John Cole
- John Cole, 1937

No. 37
- Position: Fullback

Personal information
- Born: August 28, 1915 Bristol, Pennsylvania
- Died: January 18, 1973 (aged 57)
- Listed height: 5 ft 9 in (1.75 m)
- Listed weight: 197 lb (89 kg)

Career information
- High school: Bristol (PA)
- College: Saint Joseph's (PA)

Career history
- Philadelphia Eagles (1938, 1940);

= John Cole (American football) =

American football player (1915–1973)

John Johnson "King" Cole (August 28, 1915 – January 18, 1973) was an American football player.

Cole was born in 1915. He played college football for Saint Joseph's of Philadelphia from 1934 to 1937. He played at the fullback position and also handled kicking duties. He was the captain of the 1937 team. In June 1938, Cole was the top vote recipient fan balloting to select an Eastern all-star team to pay a game against the Philadelphia Eagles.
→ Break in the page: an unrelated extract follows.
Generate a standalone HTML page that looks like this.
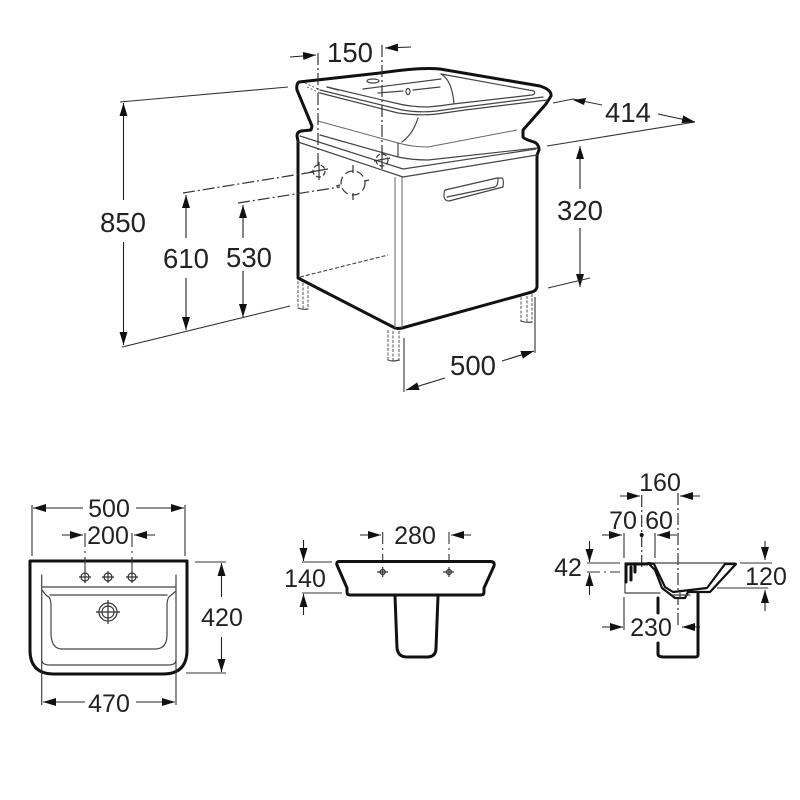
<!DOCTYPE html>
<html><head><meta charset="utf-8"><style>
html,body{margin:0;padding:0;background:#fff}
svg{display:block}
text{font-family:"Liberation Sans",sans-serif;font-size:25px;fill:#222;text-anchor:middle}
text.b{font-size:27.5px}
.k{fill:none;stroke:#111;stroke-width:3;stroke-linejoin:round;stroke-linecap:round}
.t{fill:none;stroke:#444;stroke-width:1.2;stroke-linejoin:round;stroke-linecap:round}
.g{fill:none;stroke:#666;stroke-width:1}
.d{fill:none;stroke:#333;stroke-width:1.1}
.a{stroke:#222;stroke-width:1.1;marker-end:url(#ah);fill:none}
.c{fill:none;stroke:#333;stroke-width:1.2;stroke-dasharray:12 3 2 3}
</style></head><body>
<svg width="800" height="800" viewBox="0 0 800 800" xmlns="http://www.w3.org/2000/svg">
<defs><marker id="ah" markerUnits="userSpaceOnUse" markerWidth="14" markerHeight="10" refX="13" refY="4" orient="auto"><path d="M0,0L13,4L0,8Z" fill="#111"/></marker></defs>

<!-- main unit outline -->
<path class="k" d="M299,82 L380,73 Q420,67 440,69 L540,86 Q552,90 551,96 L546,104 L523,130 L523,137 Q524,139 534,142 Q539,144 539,150 L537,155 L537,287 Q536,291 532,292 L402,328 Q398,329 395,328 L298,278 L298,141 L297,136 Q297,132 301,131 L311,130 L312,126 L297,90 Q296,84 299,82Z"/>
<!-- basin rim -->
<path class="t" d="M327,87 L338,90" stroke-width="2"/>
<path class="t" d="M441,74 L534,91 Q536,94 532,95 L453,104 Q440,106 428,107 Q410,107 395,103 L327,87"/>
<path class="t" d="M543,97 L465,107 L437,111 Q420,113 402,110 L320,90"/>
<path class="t" d="M547,100 L465,110 L437,114 Q420,116 398,113 L320,93"/>
<path class="g" d="M305,83 L320,90 M307,87 L320,93" stroke-dasharray="2 2"/>
<path class="t" d="M441,74 Q452,80 454,104"/>
<ellipse class="t" cx="373" cy="81" rx="6" ry="2"/>
<path class="t" d="M363,89 L441,79"/>
<path class="t" d="M378,93 L403,91 M413,90 L440,87"/>
<ellipse class="t" cx="408" cy="91.500" rx="2" ry="3"/>
<path class="t" d="M418,118 Q413,134 402,142"/>
<path class="g" d="M318,121 L398,143 Q412,147 428,147 L517,130"/>
<path class="t" d="M398,143 V157 M320,135 L398,157 Q412,160 428,160 L537,148"/>
<path class="t" d="M300,136 L403,169 L536,149"/>
<path class="t" d="M298,142 L403,177 L537,155"/>
<path class="g" d="M395,177V328 M402,177V328" stroke-width="1.2"/>
<path class="t" d="M445,190 L497,178 L502,178 Q504,179 503,187 L449,201 Q445,201 444,197 Q444,191 445,190Z"/>
<path class="t" d="M447,197 L495,187 Q498,186 498,178"/>
<path d="M300,277 L388,255" fill="none" stroke="#444" stroke-width="1.1" stroke-dasharray="4 2"/>

<!-- legs -->
<path d="M298,281V308 M303,283V309 M308,286V309 M388,330V360 M393,331V361 M399,331V361 M521,297V322 M527,296V322 M532,294V322" fill="none" stroke="#555" stroke-width="1" stroke-dasharray="3 1.500"/>
<path class="t" d="M298,308 Q303,310 308,309 M388,360 Q393,362 399,360 M521,321 Q526,323 532,322"/>

<!-- crosshair holes -->
<g fill="none" stroke="#333" stroke-width="1.2">
<circle cx="319" cy="171" r="6" stroke-dasharray="5 2.500"/><path d="M319,162v18M310,172l18,-3"/>
<circle cx="353" cy="183" r="12" stroke-dasharray="8 4"/><path d="M353,165v8M353,193v7M340,185l-4,1M365,181l4,-1"/>
<circle cx="382" cy="160" r="6" stroke-dasharray="5 2"/><path d="M382,152v17M374,161l16,-3"/>
</g>

<!-- top dimension 850 -->
<path class="d" d="M120,102 L288,87 M122,347 L290,306"/>
<path class="a" d="M123.500,200V103"/><path class="a" d="M123.500,242V345"/>
<text class="b" x="123" y="232">850</text>
<!-- 610 -->
<path class="c" d="M183,193 L313,172"/>
<path class="a" d="M186,238V195"/><path class="a" d="M186,278V330"/>
<text class="b" x="186" y="268">610</text>
<!-- 530 -->
<path class="c" d="M238,203 L340,187"/>
<path class="a" d="M243,238V205"/><path class="a" d="M243,271V317"/>
<text class="b" x="249" y="267">530</text>
<!-- 150 -->
<path class="c" d="M318,53V165 M382,45V155"/>
<path class="a" d="M290,57 L316,55"/><path class="a" d="M411,47 L385,48"/>
<text class="b" x="350" y="62">150</text>
<!-- 414 -->
<path class="d" d="M547,146 L695,122"/>
<path class="d" d="M553,103 L573,99 L602,105"/>
<path d="M573,100L586,98L584,105Z" fill="#111"/>
<path class="a" d="M658,114 L695,122"/>
<text class="b" x="628" y="122">414</text>
<!-- 320 -->
<path class="a" d="M580,189V146"/><path class="a" d="M580,228V287"/>
<path class="d" d="M548,288 L590,278"/>
<text class="b" x="580" y="220">320</text>
<!-- 500 top -->
<path class="d" d="M404,338V392 M535,297V353"/>
<path class="a" d="M445,378 L406,390"/><path class="a" d="M502,361 L534,351"/>
<text class="b" x="473" y="375">500</text>

<!-- PLAN VIEW -->
<path class="k" d="M30,561 H187 V650 Q187,674 163,674 H54 Q30,674 30,650Z"/>
<path class="t" d="M41.700,575V660 Q42,665 50,665 H168 Q176,665 176,660 V575"/>
<path class="t" d="M42,587H176 M50,595H167"/>
<path class="t" d="M42,590 Q46,596 49,597 Q51,600 51,606 V635 Q52,649 62,649 H155 Q167,649 167,635 V606 Q167,598 170,596 L176,591"/>
<g fill="none" stroke="#333" stroke-width="1.200">
<circle cx="85" cy="577" r="4"/><path d="M85,571v12M79,577h12"/>
<circle cx="108" cy="577" r="4"/><path d="M108,571v12M102,577h12"/>
<circle cx="132" cy="577" r="4"/><path d="M132,571v12M126,577h12"/>
<circle cx="108" cy="612" r="9"/><circle cx="108" cy="612" r="6"/><path d="M108,600v24M96,612h24"/>
</g>
<path class="d" d="M32,505V556 M185,505V556 M41.700,660V705 M176,660V705"/>
<path class="d" d="M85,533V547 M85,551V553 M85,557V572 M132,533V547 M132,551V553 M132,557V572"/>
<path class="a" d="M83,508H33"/><path class="a" d="M136,508H184"/>
<path class="a" d="M62,535H83"/><path class="a" d="M155,535H134"/>
<path class="d" d="M195,562H226 M186,673H226"/>
<path class="a" d="M221.500,597V563"/><path class="a" d="M221.500,637V672"/>
<path class="a" d="M85,702H43"/><path class="a" d="M136,702H175"/>
<text x="109" y="517">500</text>
<text x="108" y="544">200</text>
<text x="222" y="626">420</text>
<text x="109" y="712">470</text>

<!-- FRONT VIEW -->
<path class="k" d="M339,561.500 H491 Q495,562 494,566 L484,588 V592 Q484,595 481,595 H350 Q347,595 347,592 V588 L337,565 Q336,562 339,561.500Z"/>
<path class="k" d="M395,596 L397,648 Q398,657 407,657 H427 Q436,657 436,648 L438,596" stroke-width="2.400"/>
<g fill="none" stroke="#333" stroke-width="1.200">
<circle cx="382.700" cy="572" r="2.500"/><path d="M382.700,567v10M377,572h11"/>
<circle cx="449" cy="572" r="2.500"/><path d="M449,567v10M443,572h11"/>
</g>
<path class="d" d="M382.700,532V544 M382.700,548V550 M382.700,554V560 M449,532V544 M449,548V550 M449,554V560"/>
<path class="a" d="M360,535H381"/><path class="a" d="M471,535H451"/>
<path class="d" d="M302,562H332 M302,593H342"/>
<path class="a" d="M303.500,540V561"/><path class="a" d="M303.500,615V594"/>
<text x="415" y="544">280</text>
<text x="305" y="587">140</text>

<!-- SECTION VIEW -->
<path class="d" d="M587,563H620 M587,572H600 M604,572H606 M610,572H620"/>
<path class="a" d="M589.500,541V562"/><path class="a" d="M589.500,595V573"/>
<path class="d" d="M624,533V558 M624,597V630 M655,533V558"/>
<path class="c" d="M641.700,495V568 M678,493V628"/>
<circle cx="641.700" cy="535" r="2" fill="#111"/>
<path class="a" d="M620,496H640"/><path class="a" d="M700,496H680"/>
<path class="a" d="M602,535H622"/><path class="a" d="M677,535H657"/>
<path class="a" d="M602,627H623"/><path class="a" d="M700,627H682"/>
<path class="d" d="M740,563H772 M717,588H768"/>
<path class="a" d="M765,541V560"/><path class="a" d="M765,611V590"/>
<path class="t" d="M625,563H735 M625,580V593H660"/>
<path class="k" d="M626,564H647 M626,564V582 M631,567V580 M635,565V572" stroke-width="2.200"/>
<path d="M648,563 L654,564 L665,587 L673,592 L707,588 L725,564 L736,564 L710,592 L688,592 L685,598 L675,598 L662,588 L655,570Z" fill="#fff" stroke="#111" stroke-width="2.200" stroke-linejoin="round"/>
<path class="t" d="M680,592V598 M672,595H690"/>
<path class="k" d="M698,594V655 Q698,657 695,657 H664 Q658,657 658,654 V643" stroke-width="2.600"/>
<path class="k" d="M658,598V613" stroke-width="2.600"/>
<text x="660" y="491">160</text>
<text x="623" y="529">70</text>
<text x="659" y="529">60</text>
<text x="568" y="576">42</text>
<text x="766" y="585">120</text>
<text x="651" y="636">230</text>
</svg>
</body></html>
Cole also played professional football in the National Football League (NFL) for the Philadelphia Eagles (NFL), appearing in 18 games, one as a starter, during the 1938 and 1940 seasons. He carried the ball 27 times for 79 rushing yards and caught four passes for 20 yards. He scored six points on three extra points and a field goal. He also punted 10 times for an average of 33.6 yards.

Cole died in 1973 in Kingsport, Tennessee.